### Exercise description
An exact copy of the records is required, minus the pictures they hold.

□ □ □

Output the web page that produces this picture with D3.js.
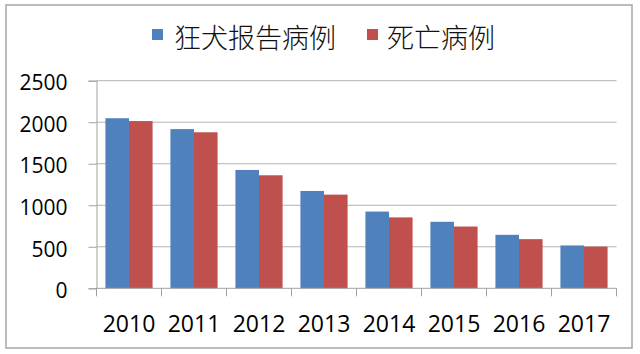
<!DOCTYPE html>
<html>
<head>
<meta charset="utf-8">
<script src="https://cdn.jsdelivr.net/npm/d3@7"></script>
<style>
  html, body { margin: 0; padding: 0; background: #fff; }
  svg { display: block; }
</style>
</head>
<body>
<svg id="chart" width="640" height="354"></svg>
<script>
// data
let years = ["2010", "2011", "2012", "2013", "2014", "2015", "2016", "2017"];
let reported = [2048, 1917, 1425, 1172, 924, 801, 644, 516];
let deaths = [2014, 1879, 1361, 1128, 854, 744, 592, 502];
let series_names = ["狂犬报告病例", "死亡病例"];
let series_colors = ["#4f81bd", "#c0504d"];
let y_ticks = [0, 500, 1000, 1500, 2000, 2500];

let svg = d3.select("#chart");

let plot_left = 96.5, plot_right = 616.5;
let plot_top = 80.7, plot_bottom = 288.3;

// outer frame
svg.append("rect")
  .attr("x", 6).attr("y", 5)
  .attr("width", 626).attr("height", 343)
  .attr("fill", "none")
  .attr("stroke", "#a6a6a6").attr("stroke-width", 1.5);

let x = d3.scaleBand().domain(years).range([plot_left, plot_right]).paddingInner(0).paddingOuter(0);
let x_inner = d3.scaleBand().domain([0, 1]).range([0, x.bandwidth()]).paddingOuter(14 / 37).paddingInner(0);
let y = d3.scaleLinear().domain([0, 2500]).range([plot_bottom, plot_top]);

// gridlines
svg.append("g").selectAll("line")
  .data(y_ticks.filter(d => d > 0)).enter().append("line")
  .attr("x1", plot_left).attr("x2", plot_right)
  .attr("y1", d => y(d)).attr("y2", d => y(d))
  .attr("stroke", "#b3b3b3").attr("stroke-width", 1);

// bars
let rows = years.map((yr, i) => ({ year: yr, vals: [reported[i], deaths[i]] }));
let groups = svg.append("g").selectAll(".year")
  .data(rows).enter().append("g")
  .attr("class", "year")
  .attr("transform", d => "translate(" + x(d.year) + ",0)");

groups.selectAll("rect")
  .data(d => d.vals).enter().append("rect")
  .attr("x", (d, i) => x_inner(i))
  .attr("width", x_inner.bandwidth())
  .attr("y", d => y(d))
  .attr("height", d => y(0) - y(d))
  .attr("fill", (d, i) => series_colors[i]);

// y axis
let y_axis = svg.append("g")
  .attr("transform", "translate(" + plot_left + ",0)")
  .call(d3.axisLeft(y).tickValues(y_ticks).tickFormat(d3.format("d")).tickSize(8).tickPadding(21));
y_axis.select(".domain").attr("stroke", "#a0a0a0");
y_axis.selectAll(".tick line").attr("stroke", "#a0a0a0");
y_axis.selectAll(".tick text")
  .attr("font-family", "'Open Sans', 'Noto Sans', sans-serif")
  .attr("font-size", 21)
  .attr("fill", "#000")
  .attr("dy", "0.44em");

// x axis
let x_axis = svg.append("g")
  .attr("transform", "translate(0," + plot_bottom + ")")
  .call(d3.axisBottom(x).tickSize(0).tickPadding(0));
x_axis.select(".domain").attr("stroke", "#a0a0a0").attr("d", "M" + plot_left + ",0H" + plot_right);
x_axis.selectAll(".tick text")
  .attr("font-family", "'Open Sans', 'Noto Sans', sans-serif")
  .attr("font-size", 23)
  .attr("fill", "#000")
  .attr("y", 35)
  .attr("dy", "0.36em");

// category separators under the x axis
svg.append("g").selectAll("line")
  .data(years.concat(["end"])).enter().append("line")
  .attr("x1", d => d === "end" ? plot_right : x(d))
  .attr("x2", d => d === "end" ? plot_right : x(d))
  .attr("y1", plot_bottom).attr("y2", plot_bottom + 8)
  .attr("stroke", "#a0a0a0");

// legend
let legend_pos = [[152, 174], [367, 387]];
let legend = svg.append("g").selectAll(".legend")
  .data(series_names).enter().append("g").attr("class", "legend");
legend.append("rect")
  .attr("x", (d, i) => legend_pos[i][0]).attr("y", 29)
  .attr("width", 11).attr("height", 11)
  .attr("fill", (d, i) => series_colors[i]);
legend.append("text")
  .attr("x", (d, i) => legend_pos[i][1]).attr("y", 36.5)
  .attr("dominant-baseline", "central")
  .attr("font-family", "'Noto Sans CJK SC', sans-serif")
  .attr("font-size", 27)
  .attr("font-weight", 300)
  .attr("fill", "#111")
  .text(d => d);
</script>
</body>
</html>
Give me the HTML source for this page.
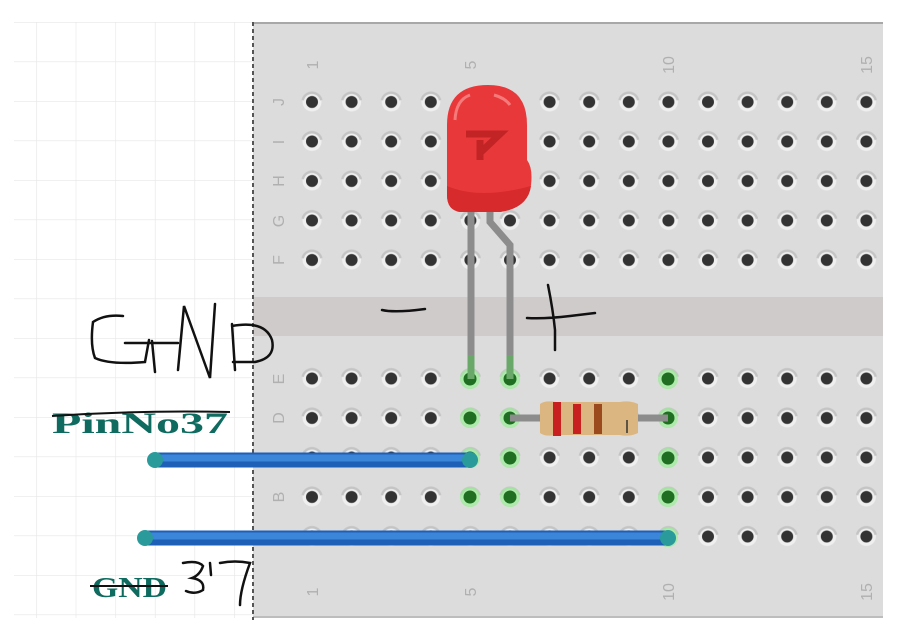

□ □ □

### Exercise output
Output the web page that produces this picture with D3.js.
<!DOCTYPE html>
<html>
<head>
<meta charset="utf-8">
<script src="https://cdn.jsdelivr.net/npm/d3@7"></script>
<style>
  html, body { margin: 0; padding: 0; background: #fff; }
  svg { display: block; }
</style>
</head>
<body>
<svg id="chart" width="640" height="354"></svg>
<script>
// data
let years = ["2010", "2011", "2012", "2013", "2014", "2015", "2016", "2017"];
let reported = [2048, 1917, 1425, 1172, 924, 801, 644, 516];
let deaths = [2014, 1879, 1361, 1128, 854, 744, 592, 502];
let series_names = ["狂犬报告病例", "死亡病例"];
let series_colors = ["#4f81bd", "#c0504d"];
let y_ticks = [0, 500, 1000, 1500, 2000, 2500];

let svg = d3.select("#chart");

let plot_left = 96.5, plot_right = 616.5;
let plot_top = 80.7, plot_bottom = 288.3;

// outer frame
svg.append("rect")
  .attr("x", 6).attr("y", 5)
  .attr("width", 626).attr("height", 343)
  .attr("fill", "none")
  .attr("stroke", "#a6a6a6").attr("stroke-width", 1.5);

let x = d3.scaleBand().domain(years).range([plot_left, plot_right]).paddingInner(0).paddingOuter(0);
let x_inner = d3.scaleBand().domain([0, 1]).range([0, x.bandwidth()]).paddingOuter(14 / 37).paddingInner(0);
let y = d3.scaleLinear().domain([0, 2500]).range([plot_bottom, plot_top]);

// gridlines
svg.append("g").selectAll("line")
  .data(y_ticks.filter(d => d > 0)).enter().append("line")
  .attr("x1", plot_left).attr("x2", plot_right)
  .attr("y1", d => y(d)).attr("y2", d => y(d))
  .attr("stroke", "#b3b3b3").attr("stroke-width", 1);

// bars
let rows = years.map((yr, i) => ({ year: yr, vals: [reported[i], deaths[i]] }));
let groups = svg.append("g").selectAll(".year")
  .data(rows).enter().append("g")
  .attr("class", "year")
  .attr("transform", d => "translate(" + x(d.year) + ",0)");

groups.selectAll("rect")
  .data(d => d.vals).enter().append("rect")
  .attr("x", (d, i) => x_inner(i))
  .attr("width", x_inner.bandwidth())
  .attr("y", d => y(d))
  .attr("height", d => y(0) - y(d))
  .attr("fill", (d, i) => series_colors[i]);

// y axis
let y_axis = svg.append("g")
  .attr("transform", "translate(" + plot_left + ",0)")
  .call(d3.axisLeft(y).tickValues(y_ticks).tickFormat(d3.format("d")).tickSize(8).tickPadding(21));
y_axis.select(".domain").attr("stroke", "#a0a0a0");
y_axis.selectAll(".tick line").attr("stroke", "#a0a0a0");
y_axis.selectAll(".tick text")
  .attr("font-family", "'Open Sans', 'Noto Sans', sans-serif")
  .attr("font-size", 21)
  .attr("fill", "#000")
  .attr("dy", "0.44em");

// x axis
let x_axis = svg.append("g")
  .attr("transform", "translate(0," + plot_bottom + ")")
  .call(d3.axisBottom(x).tickSize(0).tickPadding(0));
x_axis.select(".domain").attr("stroke", "#a0a0a0").attr("d", "M" + plot_left + ",0H" + plot_right);
x_axis.selectAll(".tick text")
  .attr("font-family", "'Open Sans', 'Noto Sans', sans-serif")
  .attr("font-size", 23)
  .attr("fill", "#000")
  .attr("y", 35)
  .attr("dy", "0.36em");

// category separators under the x axis
svg.append("g").selectAll("line")
  .data(years.concat(["end"])).enter().append("line")
  .attr("x1", d => d === "end" ? plot_right : x(d))
  .attr("x2", d => d === "end" ? plot_right : x(d))
  .attr("y1", plot_bottom).attr("y2", plot_bottom + 8)
  .attr("stroke", "#a0a0a0");

// legend
let legend_pos = [[152, 174], [367, 387]];
let legend = svg.append("g").selectAll(".legend")
  .data(series_names).enter().append("g").attr("class", "legend");
legend.append("rect")
  .attr("x", (d, i) => legend_pos[i][0]).attr("y", 29)
  .attr("width", 11).attr("height", 11)
  .attr("fill", (d, i) => series_colors[i]);
legend.append("text")
  .attr("x", (d, i) => legend_pos[i][1]).attr("y", 36.5)
  .attr("dominant-baseline", "central")
  .attr("font-family", "'Noto Sans CJK SC', sans-serif")
  .attr("font-size", 27)
  .attr("font-weight", 300)
  .attr("fill", "#111")
  .text(d => d);
</script>
</body>
</html>
Give me the HTML source for this page.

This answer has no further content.